Title: Lunch In Paris
Author: Elizabeth Bard
Genre: Travel writing - with recipes!
Source: Gift from a friend
Description: This is amazing,’ I said. ‘You have to give me the recipe.’ ‘There is no recipe,’ he said, smiling. ‘I use whatever I have. It never tastes the same way twice.’ I had no way of knowing, that first damp evening in Paris, how this man, and his non-recipes, would change my life.
Has a meal ever changed your life?
Part love story, part wine-splattered cookbook, Lunch in Paris is a deliciously tart, forthright and funny story of falling in love with a Frenchman and moving to the world’s most romantic city – not the Hollywood version, but the real Paris, a heady mix of blood sausage, pains aux chocolats and irregular verbs.
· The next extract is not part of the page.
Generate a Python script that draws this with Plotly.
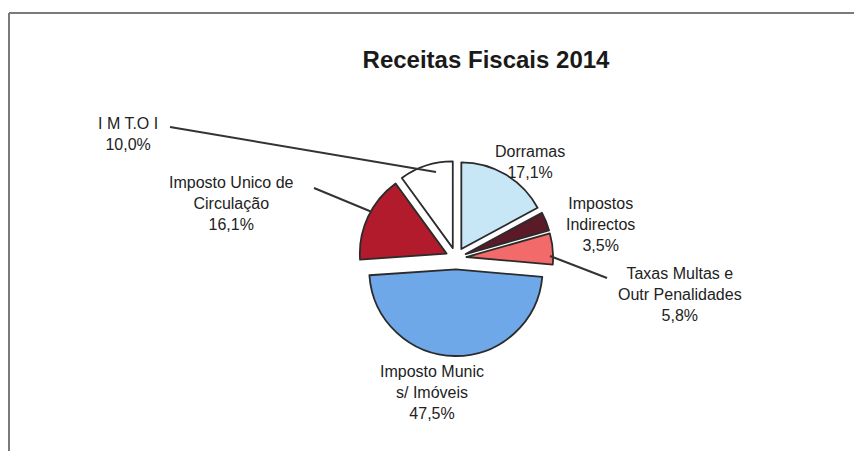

From gutting her first fish (with a little help from Jane Austen) to discovering the French version of Death by Chocolate, Elizabeth Bard finds that learning to cook and building a new life have a lot in common. Peppered with recipes, this mouth-watering love story is the perfect treat for anyone who has ever suspected that lunch in Paris could change their life.
My thoughts: I really enjoyed this book. It is a true story, about how American Elizabeth comes to Paris for a boyfriend and gradually builds her life there with him. I've done a fair amount of traveling and one of my favourite things is discovering food in a new place, so it's not surprising I enjoyed how much Elizabeth talks about food in the book. Each chapter also ends with a recipe for something that was talked about, eaten or relates to the chapter. I haven't tried making any of them yet but I definitely will sometime.
The other thing that I could really identify with and relate to was the culture differences Elizabeth describes, as an American living with a Frenchman. I lived in the USA for a year and for a long time had an American boyfriend, and there are some situations Elizabeth describes which happen very differently in the USA compared to Europe which I was completely nodding in agreement with. Her boyfriend (now husband) just couldn't get his head around how certain things are done in the US, and vice versa and I could completely understand.
I think this book is very well written and incredibly well-paced given that it is autobiographical. The food is a central part of the story, which I loved, and I think including the recipes is such a great idea. I highly recommend this book, and I'm giving it 8/10 stars.